Sri Aurobindo translates Brihadaranyaka Upanishad, Chapter One, Section Two, Verse 7 (partial) : 

“He desired, ‘Let this have sacrificial capacity for me, by this let me be provided with a body.  That which has expressed power and being, that is fit for the sacrifice.  This verily is the secret of the Ashwamedha and he knoweth indeed the Ashwamedha who thus knoweth it.  He gave him free course and thought, then after a year ( a fixed period of time) he dedicated him to the self. … ”

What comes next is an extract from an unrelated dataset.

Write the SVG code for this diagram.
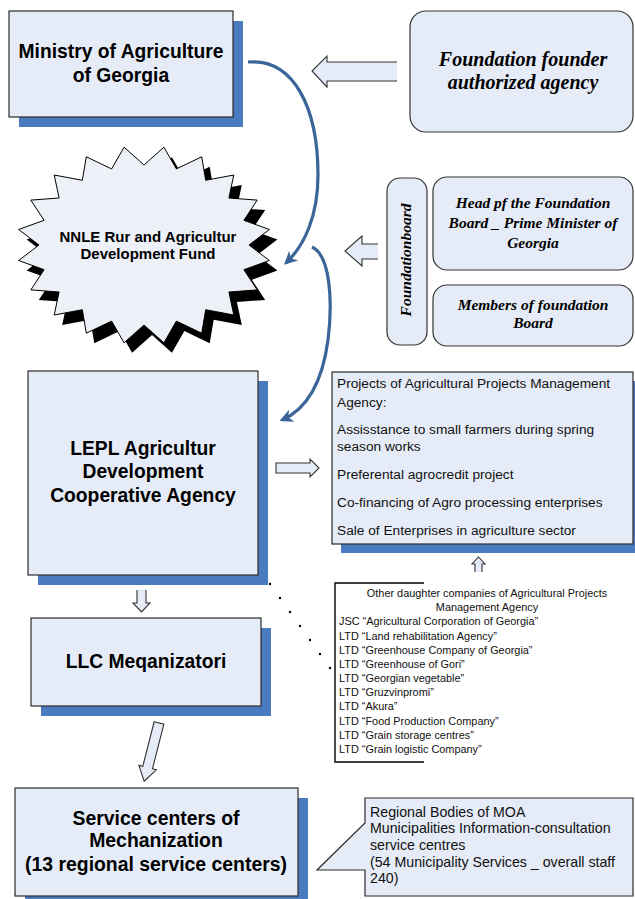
<svg xmlns="http://www.w3.org/2000/svg" width="635" height="899" viewBox="0 0 635 899">
<defs>
<style>
.box{fill:#E6ECF7;stroke:#2b2b2b;stroke-width:1.2}
.shadow{fill:#4A7BBF}
.rbox{fill:#E6ECF7;stroke:#333;stroke-width:1.2}
.blk{fill:#E6ECF7;stroke:none}
.blkline{fill:none;stroke:#333;stroke-width:1.1;stroke-linejoin:miter}
.bold{font-family:"Liberation Sans",Arial,sans-serif;font-weight:bold;fill:#000;text-anchor:middle}
.ser{font-family:"Liberation Serif","Times New Roman",serif;font-style:italic;font-weight:bold;fill:#000;text-anchor:middle}
.cal{font-family:"Liberation Sans",Arial,sans-serif;fill:#111}
.curve{fill:none;stroke:#3A6598;stroke-width:3.2}
</style>
<marker id="ah" viewBox="0 0 10 10" refX="8" refY="5" markerWidth="4.2" markerHeight="4.2" orient="auto" markerUnits="strokeWidth">
<path d="M0,0 L10,5 L0,10 L3,5 Z" fill="#3A6598"/>
</marker>
</defs>
<rect width="635" height="899" fill="#fff"/>

<g id="connectors">
<path class="curve" d="M248,62 C295,58 318,110 318,175 C318,215 305,245 286,263" marker-end="url(#ah)"/>
<path class="curve" d="M312,247 C330,255 333,300 328,340 C322,385 305,410 282,420" marker-end="url(#ah)"/>
<!-- left arrow from founder -->
<polygon class="blk" points="397,62 327,62 327,56 312,71 327,87 327,81 397,81"/>
<polyline class="blkline" points="397,62 327,62 327,56 312,71 327,87 327,81 397,81"/>
<!-- left arrow from board -->
<polygon class="blk" points="378,244 362,244 362,236 345,251 362,266 362,259 378,259"/>
<polyline class="blkline" points="378,244 362,244 362,236 345,251 362,266 362,259 378,259"/>
<!-- right arrow LEPL to projects -->
<polygon class="blk blkline" style="fill:#E6ECF7" points="276,463 310,463 310,459 319,468 310,477 310,473 276,473"/>
<!-- up arrow -->
<polygon class="blk" points="475,572 475,564 472,564 478.5,557 485,564 482,564 482,572"/>
<polyline class="blkline" points="475,572 475,564 472,564 478.5,557 485,564 482,564 482,572"/>
<!-- down arrow LEPL to LLC -->
<polygon class="blk" points="137,590 137,603 133,603 141.5,612 150,603 146,603 146,590"/>
<polyline class="blkline" points="137,590 137,603 133,603 141.5,612 150,603 146,603 146,590"/>
<!-- diagonal arrow LLC to service -->
<polygon class="blkline" style="fill:#E6ECF7" transform="translate(159,723) rotate(14.3)" points="-5,0 5,0 5,46 9,46 0,60 -9,46 -5,46"/>
<!-- dotted connector -->
<line x1="270" y1="584" x2="330" y2="668" stroke="#000" stroke-width="2.4" stroke-linecap="round" stroke-dasharray="0 17.2"/>
</g>

<g id="ministry">
<rect class="shadow" x="19" y="21" width="224" height="106"/>
<rect class="box" x="9" y="11" width="224" height="106"/>
<text class="bold" font-size="19.3" x="121" y="58">Ministry of Agriculture</text>
<text class="bold" font-size="19.3" x="121" y="82">of Georgia</text>
</g>

<g id="founder">
<rect class="rbox" x="410" y="11" width="223" height="121" rx="16"/>
<text class="ser" font-size="20" x="523" y="66">Foundation founder</text>
<text class="ser" font-size="20" x="523" y="89">authorized agency</text>
</g>

<g id="fund">
<polygon fill="#000" transform="translate(8,10)" points="124.1,147.2 144,165 163.9,147.2 176.4,168.9 201.7,156.8 205.7,180.3 233.8,175 228.9,198 257.2,200.1 243.9,220.3 269.4,229.5 249,245 269.4,260.5 243.9,269.7 257.2,289.9 228.9,292 233.8,315 205.7,309.7 201.7,333.2 176.4,321.1 163.9,342.8 144,325 124.1,342.8 111.6,321.1 86.3,333.2 82.3,309.7 54.2,315 59.1,292 30.8,289.9 44.1,269.7 18.6,260.5 39,245 18.6,229.5 44.1,220.3 30.8,200.1 59.1,198 54.2,175 82.3,180.3 86.3,156.8 111.6,168.9"/>
<polygon fill="#EDF0F6" stroke="#000" stroke-width="1" points="124.1,147.2 144,165 163.9,147.2 176.4,168.9 201.7,156.8 205.7,180.3 233.8,175 228.9,198 257.2,200.1 243.9,220.3 269.4,229.5 249,245 269.4,260.5 243.9,269.7 257.2,289.9 228.9,292 233.8,315 205.7,309.7 201.7,333.2 176.4,321.1 163.9,342.8 144,325 124.1,342.8 111.6,321.1 86.3,333.2 82.3,309.7 54.2,315 59.1,292 30.8,289.9 44.1,269.7 18.6,260.5 39,245 18.6,229.5 44.1,220.3 30.8,200.1 59.1,198 54.2,175 82.3,180.3 86.3,156.8 111.6,168.9"/>
<text class="bold" font-size="15" x="148" y="242">NNLE Rur and Agricultur</text>
<text class="bold" font-size="15" x="148" y="259">Development Fund</text>
</g>

<g id="foundationboard">
<rect class="rbox" x="387" y="178" width="40" height="167" rx="13"/>
<text class="ser" font-size="15.5" transform="translate(411,260) rotate(-90)" x="0" y="0">Foundationboard</text>
</g>

<g id="head">
<rect class="rbox" x="433" y="177" width="200" height="93" rx="14"/>
<text class="ser" font-size="15.5" x="533" y="208">Head pf the Foundation</text>
<text class="ser" font-size="15.5" x="533" y="228">Board _ Prime Minister of</text>
<text class="ser" font-size="15.5" x="533" y="248">Georgia</text>
</g>

<g id="members">
<rect class="rbox" x="433" y="285" width="200" height="61" rx="14"/>
<text class="ser" font-size="15.5" x="533" y="310">Members of foundation</text>
<text class="ser" font-size="15.5" x="533" y="328">Board</text>
</g>

<g id="lepl">
<rect class="shadow" x="38" y="381" width="230" height="204"/>
<rect class="box" x="28" y="371" width="230" height="204"/>
<text class="bold" font-size="19.3" x="143" y="455">LEPL Agricultur</text>
<text class="bold" font-size="19.3" x="143" y="478">Development</text>
<text class="bold" font-size="19.3" x="143" y="502">Cooperative Agency</text>
</g>

<g id="projects">
<rect class="shadow" x="341" y="381" width="301" height="172"/>
<rect class="box" x="332" y="372" width="301" height="172"/>
<g class="cal" font-size="13.7">
<text x="337" y="388">Projects of Agricultural Projects Management</text>
<text x="337" y="407">Agency:</text>
<text x="337" y="434">Assisstance to small farmers during spring</text>
<text x="337" y="451">season works</text>
<text x="337" y="479">Preferental agrocredit project</text>
<text x="337" y="507">Co-financing of Agro processing enterprises</text>
<text x="337" y="535">Sale of Enterprises in agriculture sector</text>
</g>
</g>

<g id="daughters">
<path d="M424,583 H335 V762 H424" fill="none" stroke="#000" stroke-width="1.4"/>
<g class="cal" font-size="10.9">
<text x="487" y="597" text-anchor="middle">Other daughter companies of Agricultural Projects</text>
<text x="487" y="611" text-anchor="middle">Management Agency</text>
<text x="339" y="625">JSC “Agricultural Corporation of Georgia”</text>
<text x="339" y="639.5">LTD “Land rehabilitation Agency”</text>
<text x="339" y="653.5">LTD “Greenhouse Company of Georgia”</text>
<text x="339" y="668">LTD “Greenhouse of Gori”</text>
<text x="339" y="682">LTD “Georgian vegetable”</text>
<text x="339" y="696">LTD “Gruzvinpromi”</text>
<text x="339" y="710">LTD “Akura”</text>
<text x="339" y="724.5">LTD “Food Production Company”</text>
<text x="339" y="738.5">LTD “Grain storage centres”</text>
<text x="339" y="752.5">LTD “Grain logistic Company”</text>
</g>
</g>

<g id="llc">
<rect class="shadow" x="41" y="628" width="230" height="88"/>
<rect class="box" x="31" y="618" width="230" height="88"/>
<text class="bold" font-size="19.3" x="146" y="668">LLC Meqanizatori</text>
</g>

<g id="service">
<rect class="shadow" x="25" y="798" width="283" height="108"/>
<rect class="box" x="15" y="788" width="283" height="108"/>
<text class="bold" font-size="19.4" x="156" y="825">Service centers of</text>
<text class="bold" font-size="19.4" x="156" y="847">Mechanization</text>
<text class="bold" font-size="19.4" x="156" y="871">(13 regional service centers)</text>
</g>

<g id="regional">
<path class="box" d="M365,798 H633 V896 H365 V870 H317 L365,823 Z"/>
<g class="cal" font-size="14.2">
<text x="370" y="817">Regional Bodies of MOA</text>
<text x="370" y="833">Municipalities Information-consultation</text>
<text x="370" y="850">service centres</text>
<text x="370" y="867">(54 Municipality Services _ overall staff</text>
<text x="370" y="883">240)</text>
</g>
</g>
</svg>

We have seen that the Ashwamedha, the traditional Horse Sacrifice, has a deep esoteric significance.  The horse in this sacrifice is equated with the universal manifestation.  There is a power of creation put forth by the Eternal to manifest through Time and Space.  It should be noted that the Sanskrit term Ashwa, generally translated as “horse” has underlying meaning, as described by Sri Aurobindo “to the Rishis meant the unknown power made up of force, strength, solidity, speed and enjoyment that pervades and constitutes the material world.”  The term medha, putting aside for the moment its external translation of “sacrifice”, has underlying sense of intelligence, wisdom, sharpness of penetration.  The combination of intelligence and force is the characteristic of the Vijnana, the Supramental consciousness, which is the power that carries out the manifestation through the creation of differentiated forms that represent through Time and Space the Eternal in its embodied presence.

The portion of this verse not translated here by Sri Aurobindo includes references to the sun being the horse sacrifice, with his body being the time span of the year, the cycle of the earth’s rotation around the sun.  The embodied fire is the manifested world.  Death is a form of the action set forth in the sacrifice, and thus, he who knows this becomes one with Death and cannot be vanquished by death, and thus, achieves oneness with the manifested Eternal.

Sri M. P. Pandit concludes:  “Thus are fire, the Sacrifice (of the embodied World-Force), the Horse and Death one Divinity.  He who knows, he who realises this truth in himself becomes that very God with death for his limb, a process of his living.”